Effectivement, cette séquence aurait été rajoutée à la demande du producteur américain du film, qui se serait exclamé à l'adresse de "JLG" : "Non, non, ça ne va pas ! Je veux voir le c... de Bardot !". Si le personnage incarné par l'actrice est resté dans les mémoires, cette vision du corps féminin en tant qu'objet fait aujourd'hui grincer des dents et on l'entend volontiers. Une anecdote dérangeante concernant ce film qui fut un phénomène lors de sa sortie en salles, interdit aux moins de 18 ans, et est depuis largement étudié dans les écoles de cinéma.
En outre, des voix féministes comme celle de l'avocate Elisa Rojas sont revenues sur la dimension sexiste de l'oeuvre. "Les deux personnages masculins sont deux connards violents et les deux personnages féminins, deux victimes qui se font traiter comme de la merde", cinglait l'activiste sur son blog. "A la 43e minute de film, Brigitte de retour dans l'appart' conjugal avec son mari se prend une torgnole. Est-ce que Brigitte prend une poêle Téfal pour l'assommer ? Non", observe encore l'autrice.
"Elle demande pardon à son mari, scénariste, d'être une dactylo de 28 ans avec qui il regrette de s'être marié. 10 minutes plus tard, alors qu'il vient de lui mettre une baffe, le mec demande le plus sérieusement du monde à sa femme : 'qu'est-ce que j'ai fait ? Pourquoi t'es de mauvaise humeur ?'. Ahahah. Quel génie du dialogue ce Godard !", poursuit la blogueuse. Pour Elisa Rojas, Le Mépris banaliserait ouvertement les violences domestiques.
"Le film porte bien son nom néanmoins. J'y ai bien vu le mépris de Godard pour les femmes, le mépris des cinéastes masculins pour les femmes, le mépris des hommes pour les femmes. Ce mépris auquel certaines femmes cherchent à échapper en choisissant de privilégier les productions culturelles féminines. Parce qu'en plus de nous faire vivre cette violence dans la réalité, ces hommes voudraient que l'on continue à se la coltiner indéfiniment via leurs productions répétitives sur ce thème", dénonce encore Elisa Rojas.

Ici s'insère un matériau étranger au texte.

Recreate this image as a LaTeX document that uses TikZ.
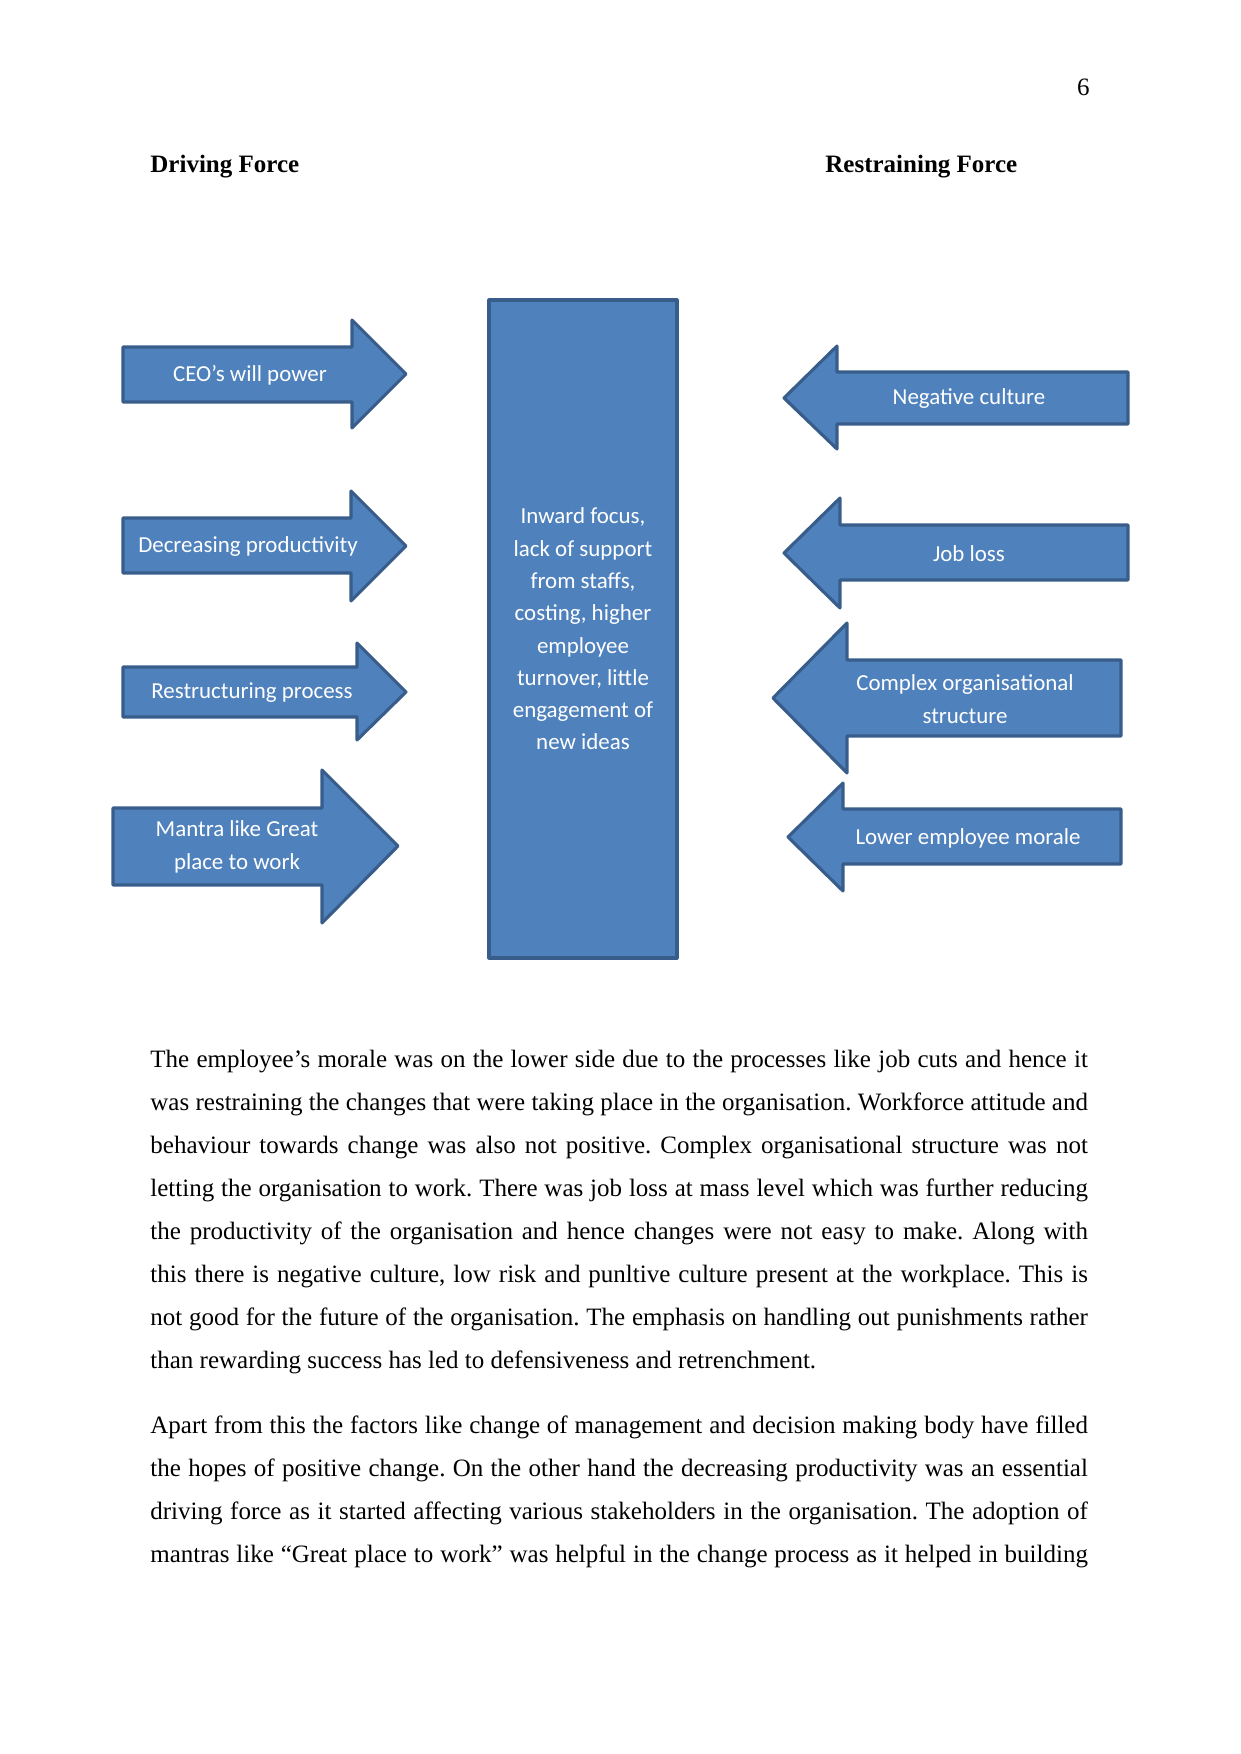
\documentclass[tikz,border=0pt]{standalone}
\usepackage{fontspec}
\setmainfont{Liberation Serif}
\newfontfamily\calfont{Carlito}
\usepackage{tikz}
\usetikzlibrary{positioning}
\definecolor{boxblue}{RGB}{79,129,189}
\definecolor{edgeblue}{RGB}{56,93,138}
\frenchspacing

\tikzset{
  force/.style={fill=boxblue, draw=edgeblue, line width=1.5pt, line join=round},
  forcetext/.style={text=white, font=\calfont\fontsize{11pt}{15.5pt}\selectfont, align=center, inner sep=0pt},
  heading/.style={font=\fontsize{12pt}{14pt}\selectfont\bfseries, anchor=base west, inner sep=0pt},
  bodytext/.style={anchor=base west, text width=450pt, align=justify, inner sep=0pt,
                   font=\fontsize{12pt}{20.7pt}\selectfont}
}

\begin{document}
\begin{tikzpicture}[x=0.48pt, y=-0.48pt]

\useasboundingbox (0,0) rectangle (1241,1754);

%---------------------------------------
% Page number and headings
%---------------------------------------
\node[anchor=base east, inner sep=0pt, font=\fontsize{12pt}{14pt}\selectfont] (pageno) at (1090,95) {6};
\node[heading] (drive) at (150,172) {Driving Force};
\node[heading] (restrain) at (825,172) {Restraining Force};

%---------------------------------------
% Centre: the field
%---------------------------------------
\node[force, forcetext, minimum width=90.2pt, minimum height=315.8pt] (field) at (583,629)
  {Inward focus,\\ lack of support\\ from staffs,\\ costing, higher\\ employee\\ turnover, little\\ engagement of\\ new ideas};

%====================================================
% LEFT: driving forces (pointing right)
%====================================================
\draw[force] (123,347) -- (352,347) -- (352,320) -- (406,374) -- (352,428) -- (352,402) -- (123,402) -- cycle;
\node[forcetext] (ceo) at (250,375) {CEO’s will power};

\draw[force] (123,518) -- (351,518) -- (351,491) -- (406,546) -- (351,601) -- (351,573) -- (123,573) -- cycle;
\node[forcetext] (productivity) at (248,547) {Decreasing productivity};

\draw[force] (123,667) -- (357,667) -- (357,643) -- (406,692) -- (357,740) -- (357,717) -- (123,717) -- cycle;
\node[forcetext] (restructuring) at (252,693) {Restructuring process};

\draw[force] (113,808) -- (322,808) -- (322,770) -- (398,846) -- (322,923) -- (322,885) -- (113,885) -- cycle;
\node[forcetext] (mantra) at (237,847) {Mantra like Great\\ place to work};

%====================================================
% RIGHT: restraining forces (pointing left)
%====================================================
\draw[force] (1128,372) -- (837,372) -- (837,346) -- (784,398) -- (837,449) -- (837,424) -- (1128,424) -- cycle;
\node[forcetext] (culture) at (969,399) {Negative culture};

\draw[force] (1128,525) -- (840,525) -- (840,498) -- (784,553) -- (840,608) -- (840,580) -- (1128,580) -- cycle;
\node[forcetext] (jobloss) at (969,554) {Job loss};

\draw[force] (1121,660) -- (847,660) -- (847,623) -- (773,698) -- (847,773) -- (847,736) -- (1121,736) -- cycle;
\node[forcetext] (structure) at (965,699) {Complex organisational\\ structure};

\draw[force] (1121,809) -- (843,809) -- (843,783) -- (788,837) -- (843,891) -- (843,864) -- (1121,864) -- cycle;
\node[forcetext] (morale) at (968,838) {Lower employee morale};

%---------------------------------------
% Body text
%---------------------------------------
\node[bodytext] (para1) at (150,1067) {The employee’s morale was on the lower side due to the processes like job cuts and hence it\linebreak
was restraining the changes that were taking place in the organisation. Workforce attitude and\linebreak
behaviour towards change was also not positive. Complex organisational structure was not\linebreak
letting the organisation to work. There was job loss at mass level which was further reducing\linebreak
the productivity of the organisation and hence changes were not easy to make. Along with\linebreak
this there is negative culture, low risk and punltive culture present at the workplace. This is\linebreak
not good for the future of the organisation. The emphasis on handling out punishments rather\linebreak
than rewarding success has led to defensiveness and retrenchment.};

\node[bodytext] (para2) at (150,1433) {Apart from this the factors like change of management and decision making body have filled\linebreak
the hopes of positive change. On the other hand the decreasing productivity was an essential\linebreak
driving force as it started affecting various stakeholders in the organisation. The adoption of\linebreak
\makebox[\linewidth][s]{mantras like “Great place to work” was helpful in the change process as it helped in building}};

\end{tikzpicture}
\end{document}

A l'unisson, le blog Indiependent juge le film "daté", fustigeant notamment "la misogynie" des personnages masculins. "Le Mépris est indissociable de son sexisme car c'est une composante essentielle de l'histoire. Paul et Camille ne peuvent pas se connecter car pour lui, elle n'est qu'un objet. Bardot est objectivée pendant la majeure partie de la durée du film, se fait gifler par son mari", dénonce encore le média.
En outre, Indiependent voit là "les ruminations de Godard sur son propre sexisme autodestructeur transféré sur celluloïd". Des critiques acerbes qui invitent le public à (re)découvrir l'oeuvre acclamée du cinéaste.